Am Ende der Messe gab es die Verkündigungen, der Dompfarrer gab die Gottesdienste bzw. Veranstaltungen der kommenden Woche bekannt. Und er tat dies zunächst auf Kroatisch und dann auf Ungarisch. Die Grenze zu Ungarn ist nur zehn Kilometer entfernt. Von den etwa 100 Priestern im Bistum wird erwartet, dass sie in beiden Sprachen zurecht kommen. Kroatisch Sprechende werden nach der Weihe für zwei Jahre in eine ungarisch sprechende Gemeinde gesandt und umgekehrt. Daneben zählen aber auch Slowakisch und Deutsch zu den im Bistum gesprochenen Sprachen. Im Diözesangebiet gab es die Donauschwaben, welche nach dem zweiten Weltkrieg vertrieben wurden. Deren Kirchen stehen noch und verkommen mehr und mehr. Scheinbar versucht das Bistum, die Kirchen als Ruinen zu sichern, um gleichsam „steinerne Zeugen“ der katholischen Vergangenheit in einer immer stärker orthodox werdenden Umgebung zu erhalten.

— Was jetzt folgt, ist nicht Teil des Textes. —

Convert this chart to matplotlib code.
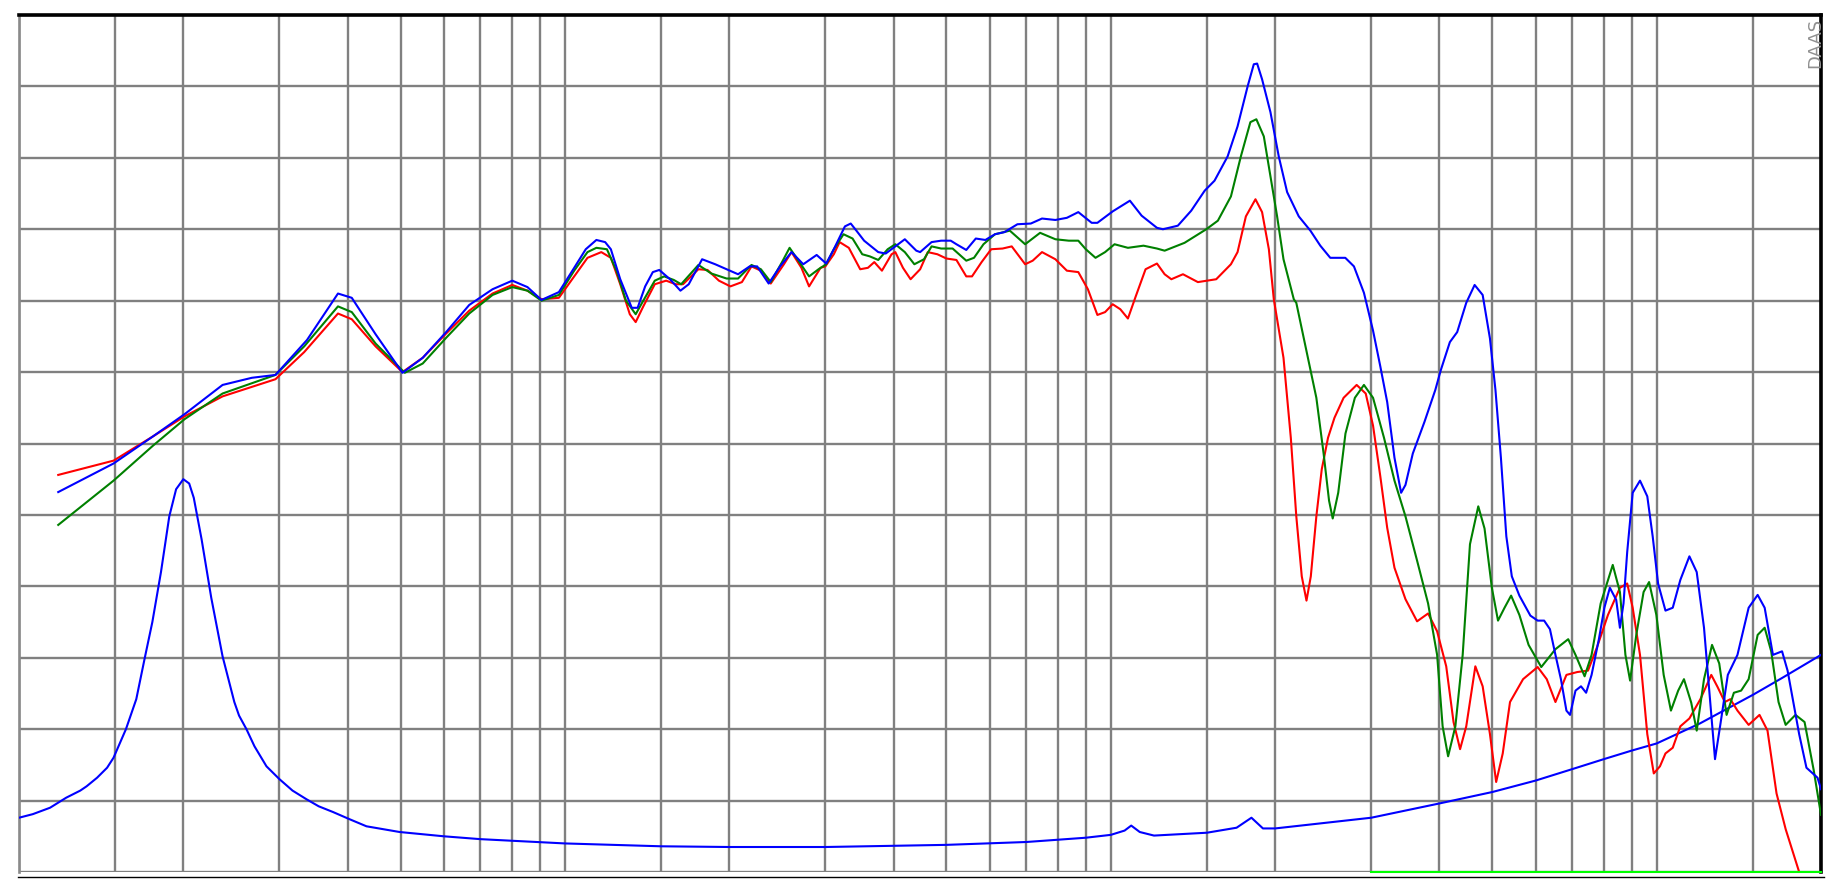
import matplotlib
matplotlib.use("Agg")
import matplotlib.pyplot as plt
from matplotlib.ticker import NullLocator, FixedLocator
from matplotlib.lines import Line2D

# ---------------- data (frequency in Hz, level in dB) ----------------
red_points = [
    (11.8, 67.8), (14.9, 68.8), (17.6, 70.5), (20.1, 71.9), (23.6, 73.3), (29.5, 74.5),
    (33.3, 76.4), (38.4, 79.1), (40.7, 78.7), (45.0, 76.8), (50.4, 75.0), (54.9, 76.0),
    (60.6, 77.7), (66.8, 79.3), (73.7, 80.5), (80.1, 81.1), (85.4, 80.7), (90.6, 80.1),
    (97.5, 80.2), (104, 81.7), (110, 83.0), (116.6, 83.4), (121.4, 83.0), (126.3, 81.15),
    (131.5, 79.05), (134.8, 78.5), (139.2, 79.6), (146.1, 81.15), (153.3, 81.4), (159.6, 81.15),
    (164.6, 81.15), (175.6, 82.2), (182.5, 82.15), (191.5, 81.4), (201, 81.0), (211, 81.3),
    (219.7, 82.4), (228.6, 82.1), (238.3, 81.2), (251.9, 82.55), (260.1, 83.4), (271.2, 82.3),
    (280.1, 81.0), (294, 82.3), (300, 82.4), (310.9, 83.25), (318.6, 84.1), (331.2, 83.7),
    (347.5, 82.2), (359, 82.3), (368.8, 82.7), (380.9, 82.1), (396.7, 83.25), (403, 83.4),
    (416.2, 82.3), (429.8, 81.5), (447.5, 82.2), (462.1, 83.4), (481.2, 83.25), (500, 82.95),
    (521.5, 82.85), (543.6, 81.7), (556.9, 81.7), (579.9, 82.7), (603.8, 83.6), (633.5, 83.65),
    (658.5, 83.8), (696.8, 82.55), (719.4, 82.8), (748.2, 83.4), (791.6, 82.9), (830.9, 82.1),
    (872, 82.0), (908, 80.8), (945.1, 79.0), (976.3, 79.2), (1008, 79.75), (1041, 79.4),
    (1075, 78.75), (1111, 80.3), (1158, 82.2), (1215, 82.6), (1255, 81.85), (1291, 81.5),
    (1356, 81.85), (1444, 81.3), (1560, 81.5), (1660, 82.55), (1707, 83.4), (1768, 85.9),
    (1841, 87.1), (1893, 86.2), (1948, 83.6), (1989, 80.1), (2072, 76.0), (2137, 70.4),
    (2187, 64.9), (2238, 60.7), (2283, 59.0), (2325, 60.7), (2380, 64.9), (2435, 68.2),
    (2500, 70.4), (2569, 71.8), (2670, 73.2), (2821, 74.1), (2931, 73.5), (3023, 71.25),
    (3117, 67.7), (3209, 64.1), (3309, 61.3), (3466, 59.1), (3640, 57.55), (3813, 58.1),
    (3961, 56.85), (4116, 54.4), (4245, 50.5), (4364, 48.6), (4479, 50.2), (4654, 54.4),
    (4800, 53.0), (4950, 49.65), (5081, 46.3), (5224, 48.3), (5387, 51.9), (5692, 53.5),
    (6053, 54.35), (6290, 53.5), (6525, 51.9), (6834, 53.8), (7155, 54.0), (7485, 54.1),
    (7777, 55.75), (8143, 58.0), (8564, 59.9), (8831, 60.2), (9038, 58.5), (9321, 55.2),
    (9612, 49.65), (9879, 46.9), (10140, 47.4), (10378, 48.3), (10702, 48.7), (11050, 50.2),
    (11480, 50.75), (12025, 52.1), (12590, 53.8), (12930, 52.95), (13330, 51.9), (13645, 52.1),
    (14060, 51.3), (14740, 50.3), (15430, 51.0), (15960, 49.9), (16580, 45.5), (17230, 43.0),
    (18240, 40.0),
]

green_points = [
    (11.8, 64.3), (14.9, 67.4), (17.6, 69.85), (20.1, 71.7), (23.6, 73.5), (29.5, 74.8),
    (33.3, 76.8), (38.4, 79.6), (40.7, 79.2), (45.0, 77.0), (50.9, 74.95), (54.9, 75.6),
    (60.6, 77.4), (66.8, 79.1), (73.7, 80.4), (80.1, 80.95), (85.4, 80.7), (90.6, 80.0),
    (97.5, 80.4), (104, 82.1), (110, 83.4), (114.2, 83.7), (119.4, 83.6), (124.3, 82.1),
    (129.4, 80.0), (134.8, 79.05), (139.2, 80.0), (146.1, 81.4), (152, 81.7), (158.3, 81.45),
    (163.3, 81.15), (175.6, 82.5), (185.5, 81.9), (197.8, 81.55), (207.6, 81.55), (219.7, 82.5),
    (228.6, 82.2), (238.3, 81.3), (249.9, 82.7), (258, 83.7), (268.9, 82.7), (280.1, 81.7),
    (291.5, 82.2), (301.1, 82.55), (310.9, 83.6), (323.9, 84.65), (336.5, 84.35), (350.5, 83.25),
    (361.9, 83.1), (375, 82.85), (390.2, 83.6), (403, 83.95), (419.5, 83.4), (436.7, 82.55),
    (454.8, 82.9), (469.6, 83.8), (489, 83.65), (513.2, 83.65), (543.6, 82.8), (561.6, 83.0),
    (584.5, 83.95), (613.5, 84.65), (653.3, 84.9), (696.8, 83.95), (742.2, 84.75), (791.6, 84.3),
    (837.6, 84.2), (872, 84.2), (900, 83.6), (937.6, 83.0), (976.3, 83.4), (1016, 83.95),
    (1075, 83.7), (1148, 83.85), (1215, 83.65), (1255, 83.5), (1365, 84.05), (1496, 85.0),
    (1571, 85.6), (1660, 87.3), (1731, 90.1), (1802, 92.5), (1848, 92.7), (1907, 91.5),
    (1961, 88.7), (2017, 85.9), (2072, 82.9), (2164, 80.1), (2187, 79.85), (2289, 76.25),
    (2380, 73.2), (2454, 69.3), (2511, 66.0), (2550, 64.75), (2610, 66.55), (2691, 70.7),
    (2800, 73.2), (2909, 74.1), (3023, 73.2), (3166, 70.4), (3309, 67.4), (3466, 64.9),
    (3640, 61.8), (3813, 58.8), (3961, 55.2), (4054, 50.2), (4149, 48.1), (4278, 50.2),
    (4412, 55.2), (4550, 62.95), (4712, 65.6), (4838, 64.05), (4990, 59.9), (5121, 57.6),
    (5264, 58.5), (5412, 59.35), (5604, 58.0), (5826, 55.9), (6146, 54.35), (6525, 55.6),
    (6886, 56.3), (7101, 55.2), (7379, 53.7), (7599, 55.2), (7896, 58.8), (8309, 61.5),
    (8564, 59.6), (8765, 55.2), (8940, 53.4), (9176, 56.6), (9463, 59.6), (9685, 60.3),
    (9987, 58.0), (10300, 53.8), (10620, 51.3), (10950, 52.7), (11220, 53.5), (11570, 51.85),
    (11840, 49.9), (12210, 53.5), (12630, 55.9), (13020, 54.6), (13430, 51.0), (13850, 52.55),
    (14280, 52.7), (14740, 53.5), (15310, 56.6), (15770, 57.1), (16210, 55.45), (16720, 51.9),
    (17230, 50.3), (17960, 51.0), (18660, 50.5), (19390, 47.15), (20000, 44.0),
]

blue_points = [
    (11.8, 66.6), (14.9, 68.6), (17.6, 70.5), (20.1, 72.05), (23.6, 74.1), (26.7, 74.6),
    (29.5, 74.8), (33.7, 77.25), (38.4, 80.5), (40.7, 80.2), (45.0, 77.65), (50.4, 74.95),
    (54.9, 76.0), (60.6, 77.8), (66.8, 79.7), (73.7, 80.8), (80.1, 81.4), (85.4, 80.95),
    (90.6, 80.05), (97.5, 80.6), (104, 82.3), (109.2, 83.6), (114.2, 84.25), (118.5, 84.1),
    (121.4, 83.6), (126.3, 81.5), (132.6, 79.5), (135.9, 79.5), (140.3, 81.0), (144.9, 82.0),
    (148.9, 82.15), (155.8, 81.5), (162.8, 80.7), (168.6, 81.15), (178.4, 82.9), (188.5, 82.55),
    (197.8, 82.2), (207.6, 81.85), (218, 82.4), (225, 82.4), (236.2, 81.2), (247.9, 82.4),
    (260.1, 83.4), (273.3, 82.55), (289.2, 83.2), (301.1, 82.6), (310.9, 83.6), (325.8, 85.2),
    (333.9, 85.4), (342, 84.9), (353.3, 84.2), (375, 83.4), (387, 83.3), (403, 83.8),
    (419.5, 84.3), (440.3, 83.5), (447.5, 83.4), (469.6, 84.1), (489, 84.2), (509.1, 84.2),
    (521.5, 83.95), (543.6, 83.55), (565.9, 84.35), (589.2, 84.25), (613.5, 84.65), (638.6, 84.8),
    (674.5, 85.35), (713.7, 85.4), (748.2, 85.75), (791.6, 85.65), (830.9, 85.8), (872, 86.2),
    (922.6, 85.45), (945.1, 85.45), (1008, 86.25), (1084, 87.0), (1139, 85.95), (1215, 85.1),
    (1246, 85.0), (1327, 85.25), (1404, 86.3), (1486, 87.7), (1549, 88.4), (1637, 90.1),
    (1707, 92.2), (1781, 95.0), (1828, 96.55), (1854, 96.6), (1893, 95.5), (1961, 93.2),
    (2031, 90.1), (2104, 87.6), (2210, 85.9), (2321, 84.9), (2420, 83.85), (2524, 83.0),
    (2689, 83.0), (2789, 82.4), (2909, 80.55), (3023, 77.9), (3117, 75.4), (3209, 72.9),
    (3309, 69.0), (3403, 66.55), (3466, 67.1), (3575, 69.3), (3754, 71.5), (3931, 73.75),
    (4024, 75.15), (4180, 77.1), (4311, 77.8), (4479, 79.85), (4640, 81.1), (4800, 80.4),
    (4950, 77.35), (5066, 73.75), (5184, 69.0), (5304, 63.5), (5428, 60.7), (5604, 59.35),
    (5870, 57.95), (6053, 57.6), (6221, 57.6), (6375, 57.0), (6525, 55.2), (6677, 53.5),
    (6834, 51.3), (6939, 51.0), (7101, 52.7), (7267, 53.0), (7426, 52.55), (7599, 53.8),
    (7837, 56.3), (8020, 58.5), (8208, 59.9), (8431, 59.05), (8564, 57.1), (8695, 58.8),
    (8831, 62.4), (9038, 66.55), (9321, 67.4), (9612, 66.3), (9833, 63.5), (10060, 60.2),
    (10378, 58.3), (10702, 58.5), (11050, 60.45), (11480, 62.1), (11840, 61.0), (12210, 57.1),
    (12590, 51.0), (12790, 47.9), (13090, 50.4), (13500, 53.8), (14060, 55.2), (14740, 58.5),
    (15310, 59.4), (15770, 58.5), (16330, 55.2), (16970, 55.45), (17370, 54.1), (18240, 49.65),
    (18810, 47.3), (19710, 46.6), (20000, 45.8),
]

impedance_points = [
    (10, 43.8), (10.6, 44.05), (11.4, 44.5), (12.2, 45.2), (12.95, 45.7), (13.3, 46.0),
    (13.9, 46.6), (14.5, 47.3), (14.9, 48.0), (15.7, 50.0), (16.4, 52.1), (17.0, 55.0),
    (17.55, 57.5), (18.2, 61.0), (18.85, 64.9), (19.4, 66.8), (20.0, 67.5), (20.5, 67.2),
    (20.9, 66.2), (21.6, 63.3), (22.5, 59.2), (23.6, 55.1), (24.8, 51.9), (25.3, 50.95),
    (26.1, 50.0), (27.0, 48.8), (28.4, 47.4), (30.0, 46.5), (31.7, 45.7), (33.6, 45.1),
    (35.4, 44.6), (37.6, 44.2), (40.3, 43.7), (43.3, 43.2), (49.8, 42.8), (60, 42.5),
    (70, 42.3), (100, 42.0), (150, 41.8), (200, 41.75), (300, 41.75), (500, 41.9),
    (700, 42.1), (900, 42.4), (1000, 42.6), (1060, 42.9), (1090, 43.25), (1130, 42.8),
    (1200, 42.55), (1500, 42.75), (1700, 43.1), (1810, 43.8), (1900, 43.05), (2000, 43.05),
    (3000, 43.8), (4000, 44.8), (5000, 45.6), (6000, 46.4), (7000, 47.2), (8000, 47.9),
    (9000, 48.5), (10000, 49.0), (12000, 50.4), (15000, 52.4), (17000, 53.6), (20000, 55.2),
]

baseline_points = [(3000, 40.0), (20000, 40.0)]

label_text = "DAAS"

# ---------------- figure ----------------
W, H = 1842, 895
fig = plt.figure(figsize=(W / 100, H / 100), dpi=100)
fig.patch.set_facecolor("white")
ax = fig.add_axes([19 / W, (H - 873) / H, (1821 - 19) / W, (873 - 16) / H])
ax.set_xscale("log")
ax.set_xlim(10, 20000)
ax.set_ylim(40, 100)

grid_f = []
for dec in (10, 100, 1000, 10000):
    for m in (1, 1.5, 2, 3, 4, 5, 6, 7, 8, 9):
        grid_f.append(dec * m)
ax.xaxis.set_major_locator(FixedLocator(grid_f))
ax.xaxis.set_minor_locator(NullLocator())
ax.yaxis.set_major_locator(FixedLocator(list(range(40, 101, 5))))
ax.yaxis.set_minor_locator(NullLocator())
ax.tick_params(which="both", length=0, labelbottom=False, labelleft=False)
ax.grid(True, color="#808080", linewidth=1.7)
ax.set_axisbelow(True)

for side in ("top", "right"):
    ax.spines[side].set_color("black")
    ax.spines[side].set_linewidth(2.6)
ax.spines["left"].set_color("#8a8a8a")
ax.spines["left"].set_linewidth(1.9)
ax.spines["bottom"].set_visible(False)


def split(points):
    return [p[0] for p in points], [p[1] for p in points]


f, v = split(impedance_points)
ax.plot(f, v, color="#0000ff", lw=1.5, zorder=3)
f, v = split(red_points)
ax.plot(f, v, color="#ff0000", lw=1.5, zorder=4)
f, v = split(green_points)
ax.plot(f, v, color="#008000", lw=1.5, zorder=5)
f, v = split(blue_points)
ax.plot(f, v, color="#0000ff", lw=1.5, zorder=6)
f, v = split(baseline_points)
ax.plot(f, v, color="#00ff00", lw=1.5, zorder=6, clip_on=False)

# bottom black rule slightly below the plot area
fig.add_artist(Line2D([18 / W, 1824 / W], [(H - 878) / H] * 2, color="black", lw=1.0))

fig.text(1815 / W, (H - 18) / H, label_text, rotation=90, ha="center", va="top",
         color="#909090", fontsize=13, family="DejaVu Sans")

fig.savefig("out.png", dpi=100, facecolor="white")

Auf jeden Fall musste ich bei den Verkündigungen schmunzeln, weil wir früher oft stöhnten, wenn sie uns zu lange vorkamen („das merkt sich doch sowieso keiner!“). In Subotica musste dieses Ritual sogar in zwei Sprachen ertragen werden.

Nach der Abendmesse gingen wir zurück ins Bildungshaus neben der Kathedrale, wo wir während unseres zweitägigen Aufenthalts untergebracht waren. Zu den Mahlzeiten trafen wir uns mit einigen Priestern der Diözese, die ebenfalls dort oder in der Nähe wohnen. An diesem Abend erschien auch ein kleinerer Herr im schwarzen Trainings-Anzug und Sandalen. Nachdem ich zuvor in der Sakristei sein Foto gesehen hatte, wusste ich: das ist der Bischof. Er schmunzelte entwaffnend: „wenn ich geahnt hätte, dass hoher Besuch zum Abendessen da ist, dann hätte ich mich mehr in Schale geworfen“. Und er erzählte von seinem Tag. Er war zu einem Pfarreibesuch und der Pfarrer hatte vergessen, seine Gemeinde auf den Bischofsbesuch hinzuweisen. So blieb der für die Kirchenmusik zuständigen Person vor Schreck der Mund offen stehen, als sie den Bischof sah. Dieser wiederum ließ sich nicht aus der Fassung bringen, sondern erzählte, wie er nach der Messe bei Kaffee und Tee mit den etwa 30 (!) Gottesdienstbesuchern gut ins Gespräch gekommen war und diese sich über seine Anwesenheit gefreut hatten.

Noch einmal zurück zur Kathedrale: sie ist der hl. Teresia von Avila geweiht, was mit der österreichischen Kaiserin Maria – Theresia zusammenhängt, zu deren Ehren die Stadt auch einmal umbenannt worden war: „Maria-Theresien-Stadt“. Bis heute ist die hl. Teresia von Avila im Stadtwappen von Subotica zu sehen. Wobei Ivo, der uns während unseres Aufenthalts als Gastgeber und Reiseführer zur Seite stand, meinte, dass sich das wohl auch einmal ändern könnte. Ivo hat in Rom Kirchenrecht studiert. Bei der Prüfung im internationalen Recht war er zunächst durchgefallen. Der Professor hatte ihn gefragt: „woher kommst Du?“ „Aus Subotica in Serbien“. Und zu welchem Volk gehörst du?“ „Ich bin Kroate“. „Im internationalen Recht“, so grinste Ivo, „gilt die Nation und nicht die Ethnie“.

Vermutlich geben diese kurzen Eindrücke ganz gut wieder, in welche Welt wir da auf dem Balkan eingetaucht sind, ein spannendes Abenteuer. Es gab noch einen Moment, der mich bewegte: zum ersten Mal hörte ich unser traditionelles Gebet „Ewiger Vater“ auf Ungarisch.

Für jeden Menschen, egal welcher Sprache, ist Gott Mensch geworfen – frohe Weihnachten!